> **Your goal**:
Drop the images; return everything else in the listing below exactly.

++++ Given information

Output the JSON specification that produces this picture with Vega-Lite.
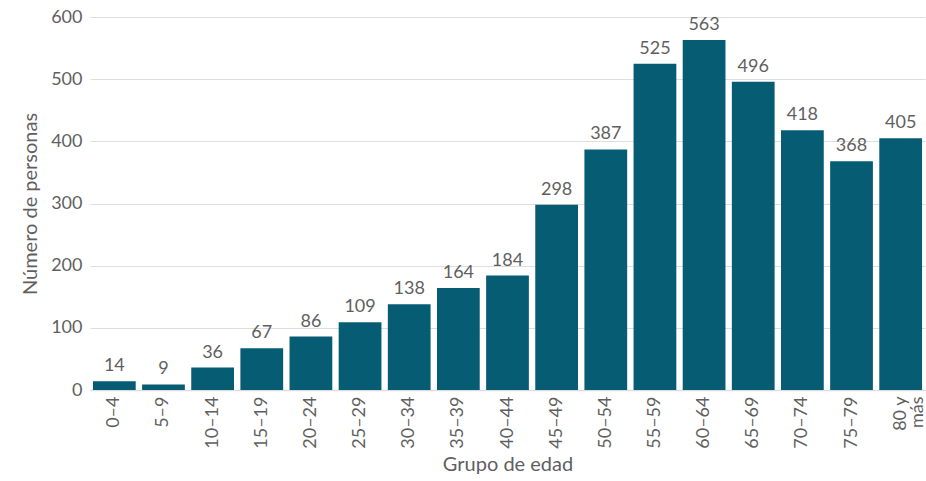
{
  "$schema": "https://vega.github.io/schema/vega-lite/v6.json",
  "autosize": {"type": "none"},
  "padding": {"left": 90, "top": 17, "right": 1, "bottom": 91},
  "width": 835,
  "height": 373,
  "background": "white",
  "config": {
    "view": {"stroke": null},
    "font": "Lato",
    "text": {"font": "Lato"}
  },
  "data": {
    "values": [
      {"grupo": "0–4", "n": 14},
      {"grupo": "5–9", "n": 9},
      {"grupo": "10–14", "n": 36},
      {"grupo": "15–19", "n": 67},
      {"grupo": "20–24", "n": 86},
      {"grupo": "25–29", "n": 109},
      {"grupo": "30–34", "n": 138},
      {"grupo": "35–39", "n": 164},
      {"grupo": "40–44", "n": 184},
      {"grupo": "45–49", "n": 298},
      {"grupo": "50–54", "n": 387},
      {"grupo": "55–59", "n": 525},
      {"grupo": "60–64", "n": 563},
      {"grupo": "65–69", "n": 496},
      {"grupo": "70–74", "n": 418},
      {"grupo": "75–79", "n": 368},
      {"grupo": "80 y más", "n": 405}
    ]
  },
  "encoding": {
    "x": {
      "field": "grupo",
      "type": "nominal",
      "sort": null,
      "scale": {"paddingInner": 0.13, "paddingOuter": 0.06},
      "axis": {
        "title": "Grupo de edad",
        "titleFont": "Lato",
        "titleFontSize": 20,
        "titleFontWeight": "normal",
        "titleColor": "#5f5f5f",
        "titlePadding": 6,
        "labelAngle": -90,
        "labelFont": "Lato",
        "labelFontSize": 18,
        "labelColor": "#5f5f5f",
        "labelPadding": 6,
        "labelLineHeight": 17,
        "labelExpr": "datum.label == '80 y más' ? ['80 y', 'más'] : datum.label",
        "ticks": false,
        "domainColor": "#dddddd",
        "domainWidth": 1.5
      }
    },
    "y": {
      "field": "n",
      "type": "quantitative",
      "scale": {"domain": [0, 600]},
      "axis": {
        "title": "Número de personas",
        "titleFont": "Lato",
        "titleFontSize": 20,
        "titleFontWeight": "normal",
        "titleColor": "#5f5f5f",
        "titlePadding": 10,
        "values": [0, 100, 200, 300, 400, 500, 600],
        "labelFont": "Lato",
        "labelFontSize": 18,
        "labelColor": "#5f5f5f",
        "labelPadding": 8,
        "ticks": false,
        "domain": false,
        "gridColor": "#dddddd",
        "gridWidth": 1.2
      }
    }
  },
  "layer": [
    {"mark": {"type": "bar", "color": "#065d73"}},
    {
      "mark": {"type": "text", "baseline": "bottom", "dy": -6, "fontSize": 18, "color": "#5f5f5f", "font": "Lato"},
      "encoding": {"text": {"field": "n", "type": "quantitative"}}
    }
  ]
}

++++++++

> **Solution to this problem**:
Output the JSON specification that produces this picture with Vega-Lite.
{
  "$schema": "https://vega.github.io/schema/vega-lite/v6.json",
  "autosize": {"type": "none"},
  "padding": {"left": 90, "top": 17, "right": 1, "bottom": 91},
  "width": 835,
  "height": 373,
  "background": "white",
  "config": {
    "view": {"stroke": null},
    "font": "Lato",
    "text": {"font": "Lato"}
  },
  "data": {
    "values": [
      {"grupo": "0–4", "n": 14},
      {"grupo": "5–9", "n": 9},
      {"grupo": "10–14", "n": 36},
      {"grupo": "15–19", "n": 67},
      {"grupo": "20–24", "n": 86},
      {"grupo": "25–29", "n": 109},
      {"grupo": "30–34", "n": 138},
      {"grupo": "35–39", "n": 164},
      {"grupo": "40–44", "n": 184},
      {"grupo": "45–49", "n": 298},
      {"grupo": "50–54", "n": 387},
      {"grupo": "55–59", "n": 525},
      {"grupo": "60–64", "n": 563},
      {"grupo": "65–69", "n": 496},
      {"grupo": "70–74", "n": 418},
      {"grupo": "75–79", "n": 368},
      {"grupo": "80 y más", "n": 405}
    ]
  },
  "encoding": {
    "x": {
      "field": "grupo",
      "type": "nominal",
      "sort": null,
      "scale": {"paddingInner": 0.13, "paddingOuter": 0.06},
      "axis": {
        "title": "Grupo de edad",
        "titleFont": "Lato",
        "titleFontSize": 20,
        "titleFontWeight": "normal",
        "titleColor": "#5f5f5f",
        "titlePadding": 6,
        "labelAngle": -90,
        "labelFont": "Lato",
        "labelFontSize": 18,
        "labelColor": "#5f5f5f",
        "labelPadding": 6,
        "labelLineHeight": 17,
        "labelExpr": "datum.label == '80 y más' ? ['80 y', 'más'] : datum.label",
        "ticks": false,
        "domainColor": "#dddddd",
        "domainWidth": 1.5
      }
    },
    "y": {
      "field": "n",
      "type": "quantitative",
      "scale": {"domain": [0, 600]},
      "axis": {
        "title": "Número de personas",
        "titleFont": "Lato",
        "titleFontSize": 20,
        "titleFontWeight": "normal",
        "titleColor": "#5f5f5f",
        "titlePadding": 10,
        "values": [0, 100, 200, 300, 400, 500, 600],
        "labelFont": "Lato",
        "labelFontSize": 18,
        "labelColor": "#5f5f5f",
        "labelPadding": 8,
        "ticks": false,
        "domain": false,
        "gridColor": "#dddddd",
        "gridWidth": 1.2
      }
    }
  },
  "layer": [
    {"mark": {"type": "bar", "color": "#065d73"}},
    {
      "mark": {"type": "text", "baseline": "bottom", "dy": -6, "fontSize": 18, "color": "#5f5f5f", "font": "Lato"},
      "encoding": {"text": {"field": "n", "type": "quantitative"}}
    }
  ]
}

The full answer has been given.